Alyssa Smith
My most recent work has been a series of seemingly simple images depicting moments in time or memories, often of plants or flowers with healing properties. I see aspects of mundane life as portals into deeper wisdom. Many aspects of the natural world have become anonymous despite deep histories. There is something to be gained in the act of noticing and naming the small things. Environment and our relationship to it presents a springboard from which we learn of our own story and cycles of life. Imagery acts as a mirror, describing more a state of mind or emotion than the thing itself. Is it the idea of depicting the invisible energetic qualities of her subjects that I am most interested in.
Through a personal journey of healing, I've been exploring the healing properties of various plants, often considered weeds, as well as the energetic properties of color, wanting to visualize the invisible properties of these plants and how they may affect the world around them. I like to think of these living things in our environment that are grounded in the earth—how they shift and grow and yet have no language that we can hear. They don't communicate the way humans do, though they can have their own sorts of communication.
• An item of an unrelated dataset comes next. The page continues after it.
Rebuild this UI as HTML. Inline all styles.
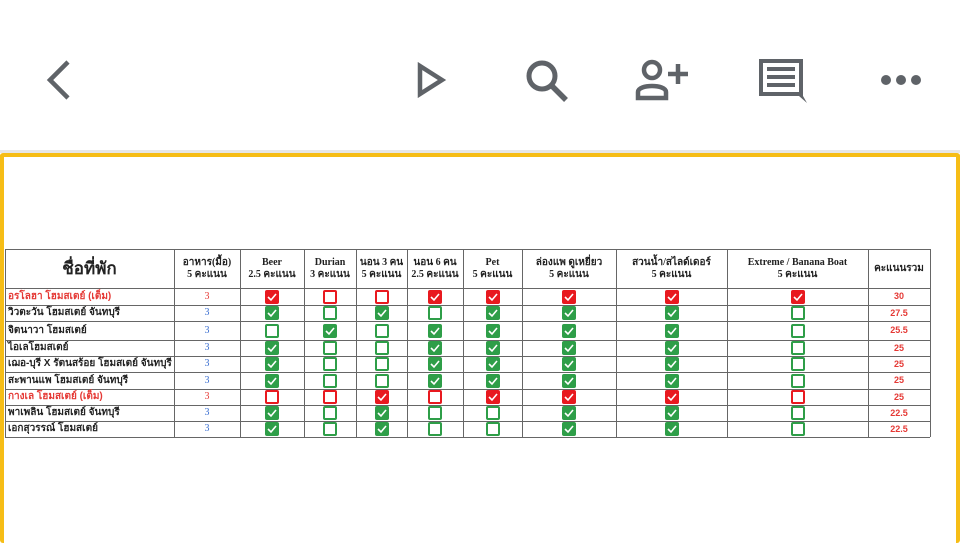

As a Guest Artist at Tusen Takk in spring 2023, I spent a month in the printmaking studio testing color combinations and finding which ones start to capture the vision. I didn’t follow a true monoprint process as I have been printing anywhere from 2 to 4 layers of different colors on top of each other. It is always a bit of an adventure as there is no set plate to work off of like there is in lino cut, intaglio and woodcut—this process always brings unexpected surprises which I love.
ARTIST BIO
Alyssa Smith grew up in both France and the United States. She received a bachelor’s degree in art from Taylor University and also studied drawing and painting in France and Italy. After college, she taught high school drawing and painting in Germany for five years before going back to school and receiving an MFA in Painting from the New York Academy of Art. Life then took a rather unexpected detour. In 2015, because of a chemical sensitivity to paint, painting was put to the side while she pursued other interests. She worked on organic farms in South Carolina, New York and then Northern Michigan, traveling back and forth between France and Michigan during the off season. Experiencing the natural world, the seasons and weather in such a close way shifted her work significantly when she returned to painting. She now lives and works in Traverse City.